Will the state government splurge on political capital to tidy up the KSRTC? Indications are that it will not.

Professor Susheel Khanna had to deny media reports which said that he recommended the dismissal of employees and reducing the number of buses, which, after a cursory look at the statistics and the state of the corporation, any sensible person would recommend.

Furthermore, even the employees of the corporation seem to be acting directly against their interests – 200 employees are owners in competing private bus services according to a report. Just imagine if even one of these erring employees was a well-connected trade unionist. If action is taken against him, he will most probably escape any disciplinary action, and the fool that dared take action against him would likely be harassed or even suspended.
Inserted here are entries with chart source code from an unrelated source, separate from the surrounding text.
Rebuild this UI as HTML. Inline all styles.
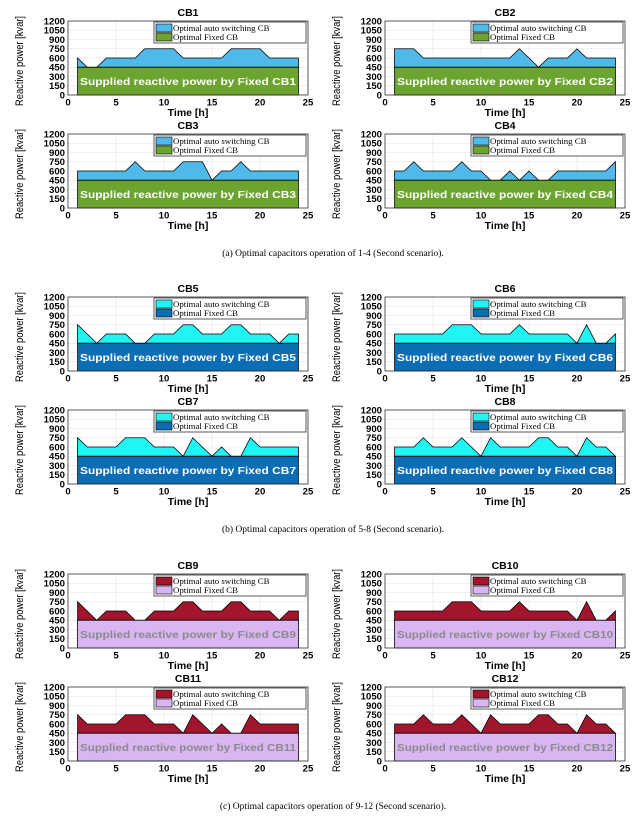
<!DOCTYPE html>
<html><head><meta charset="utf-8"><style>
html,body{margin:0;padding:0;background:#fff;}
svg{display:block;}
.t{font-family:"Liberation Sans",sans-serif;font-weight:bold;}
.s{font-family:"Liberation Serif",serif;}
</style></head><body>
<svg id="fig" width="644" height="821" viewBox="0 0 644 821" xmlns="http://www.w3.org/2000/svg"></svg>
<script>
const hours = [1,2,3,4,5,6,7,8,9,10,11,12,13,14,15,16,17,18,19,20,21,22,23,24];
const fixedLevel = 450;
const yTicks = [0,150,300,450,600,750,900,1050,1200];
const xTicks = [0,5,10,15,20,25];
const cb1 = [600,450,450,600,600,600,600,750,750,750,750,600,600,600,600,600,750,750,750,750,600,600,600,600];
const cb2 = [750,750,750,600,600,600,600,600,600,600,600,600,600,750,600,450,600,600,600,750,600,600,600,600];
const cb3 = [600,600,600,600,600,600,750,600,600,600,600,750,750,750,450,600,600,750,600,600,600,600,600,600];
const cb4 = [600,600,750,600,600,600,600,750,600,600,450,450,600,450,600,450,450,600,600,600,600,600,600,750];
const cb5 = [750,600,450,600,600,600,450,450,600,600,600,750,750,600,600,600,750,750,600,600,600,450,600,600];
const cb6 = [600,600,600,600,600,600,750,750,750,600,600,600,600,750,600,600,600,600,600,450,750,450,450,600];
const cb7 = [750,600,600,600,600,750,750,750,600,600,600,450,750,600,450,600,450,450,750,600,600,600,600,600];
const cb8 = [600,600,600,750,600,600,600,750,600,450,750,600,600,600,600,750,750,600,600,450,750,600,600,450];
const cb9 = cb5.slice(), cb10 = cb6.slice(), cb11 = cb7.slice(), cb12 = cb8.slice();
const seriesList = [cb1,cb2,cb3,cb4,cb5,cb6,cb7,cb8,cb9,cb10,cb11,cb12];

const NS="http://www.w3.org/2000/svg";
const svg=document.getElementById('fig');
function mk(tag,attrs,parent,text){const e=document.createElementNS(NS,tag);for(const k in attrs)e.setAttribute(k,attrs[k]);if(text!==undefined)e.textContent=text;(parent||svg).appendChild(e);return e;}

const colX=[68,385], rowY=[21,134,297,410,574,687];
const W=240, H=74;
const palettes=[
 {auto:'#4fb9ea',fixed:'#6ba42f',txt:'#ffffff'},
 {auto:'#1ff5f5',fixed:'#0b6db3',txt:'#ffffff'},
 {auto:'#a3152c',fixed:'#d9b5f2',txt:'#8a8a8a'}];

seriesList.forEach((vals,i)=>{
  const ox=colX[i%2], oy=rowY[Math.floor(i/2)], pal=palettes[Math.floor(i/4)];
  const xs=v=>ox+v/25*W, ys=v=>oy+H-v/1200*H;
  const g=mk('g',{});
  
  
  mk('rect',{x:ox,y:oy,width:W,height:H,fill:'#fff'},g);
  xTicks.forEach(t=>mk('line',{x1:xs(t),x2:xs(t),y1:oy,y2:oy+H,stroke:'#e2e2e2','stroke-width':0.6},g));
  yTicks.forEach(t=>mk('line',{x1:ox,x2:ox+W,y1:ys(t),y2:ys(t),stroke:'#e2e2e2','stroke-width':0.6},g));
  let d='M'+xs(hours[0])+','+ys(fixedLevel);
  hours.forEach((h,k)=>{d+=' L'+xs(h)+','+ys(vals[k]);});
  d+=' L'+xs(hours[hours.length-1])+','+ys(fixedLevel)+' Z';
  const a=mk('path',{d:d,fill:pal.auto,stroke:'#000','stroke-width':0.8},g);
  
  
  const f=mk('rect',{x:xs(hours[0]),y:ys(fixedLevel),width:xs(hours[hours.length-1])-xs(hours[0]),height:ys(0)-ys(fixedLevel),fill:pal.fixed,stroke:'#000','stroke-width':0.8},g);
  
  
  const ft=mk('text',{x:xs(12.5),y:ys(225)+4,'text-anchor':'middle','font-size':10.5,fill:pal.txt,class:'t',textLength:216,lengthAdjust:'spacingAndGlyphs'},g,'Supplied reactive power by Fixed CB'+(i+1));
  
  
  mk('rect',{x:ox,y:oy,width:W,height:H,fill:'none',stroke:'#333','stroke-width':0.8},g);
  yTicks.forEach(t=>{const tl=mk('text',{x:ox-3,y:ys(t)+3.4,'text-anchor':'end','font-size':9.6,class:'t'},g,String(t));
    });
  xTicks.forEach(t=>{const tl=mk('text',{x:xs(t),y:oy+H+10.5,'text-anchor':'middle','font-size':9.6,class:'t'},g,String(t));
    });
  const tt=mk('text',{x:ox+W/2,y:oy-5,'text-anchor':'middle','font-size':10.5,class:'t'},g,'CB'+(i+1));
  
  const xl=mk('text',{x:ox+W/2,y:oy+H+21,'text-anchor':'middle','font-size':10.5,class:'t'},g,'Time [h]');
  
  const yl=mk('text',{x:0,y:0,'text-anchor':'middle','font-size':11,textLength:90,lengthAdjust:'spacingAndGlyphs',transform:'translate('+(ox-45)+','+(oy+H/2+3)+') rotate(-90)',class:'t',style:'font-weight:normal'},g,'Reactive power [kvar]');
  
  const lx=ox+86, ly=oy+1;
  const lg=mk('g',{},g);
  
  mk('rect',{x:lx,y:ly,width:152,height:21,fill:'#fff',stroke:'#333','stroke-width':0.8},lg);
  mk('rect',{x:lx+2,y:ly+2,width:16,height:8,fill:pal.auto,stroke:'#000','stroke-width':0.6},lg);
  mk('rect',{x:lx+2,y:ly+11,width:16,height:8,fill:pal.fixed,stroke:'#000','stroke-width':0.6},lg);
  const l1=mk('text',{x:lx+19,y:ly+9,'font-size':8.8,class:'s'},lg,'Optimal auto switching CB');
  
  const l2=mk('text',{x:lx+19,y:ly+18,'font-size':8.8,class:'s'},lg,'Optimal Fixed CB');
  
});

const captions=[[256,'(a)  Optimal capacitors operation of 1-4 (Second scenario).'],[532,'(b)  Optimal capacitors operation of 5-8 (Second scenario).'],[809,'(c)  Optimal capacitors operation of 9-12 (Second scenario).']];
captions.forEach(c=>{const e=mk('text',{x:333,y:c[0],'text-anchor':'middle','font-size':9.5,class:'s'},svg,c[1]);
  });
</script>
</body></html>
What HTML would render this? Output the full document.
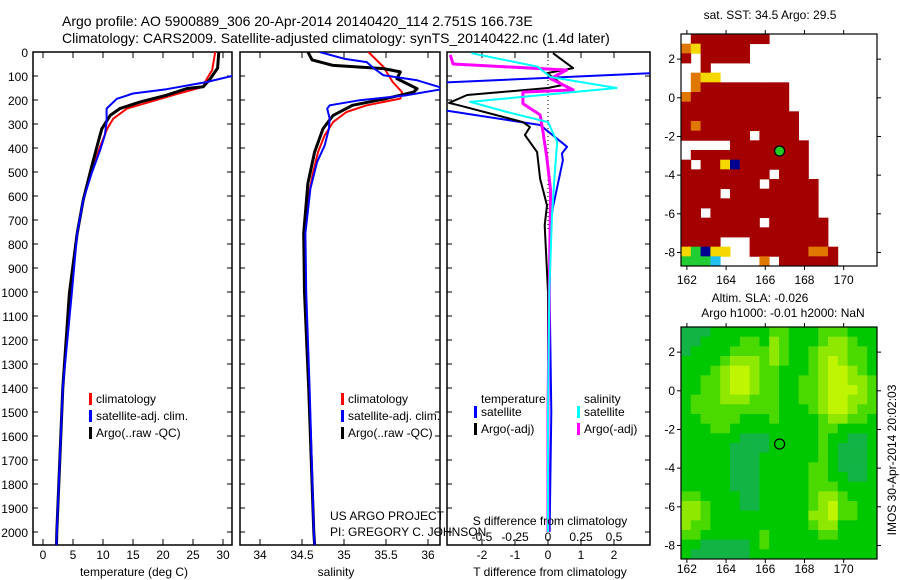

To save the KSRTC, the CPI (M) will have to break its nexus with the CITU and act in the best interest of the corporation. But that might be a step too far for the government to take. If it wants the corporation to survive and retain it as a public sector unit, it will have to cut the trade unions to size and professionalise and restructure the company.

The allocation of Rs 3,000 crore may fund the much-needed infrastructure to revamp it, but such an investment of public money also demands that the government commit to acting in the best interest of the people.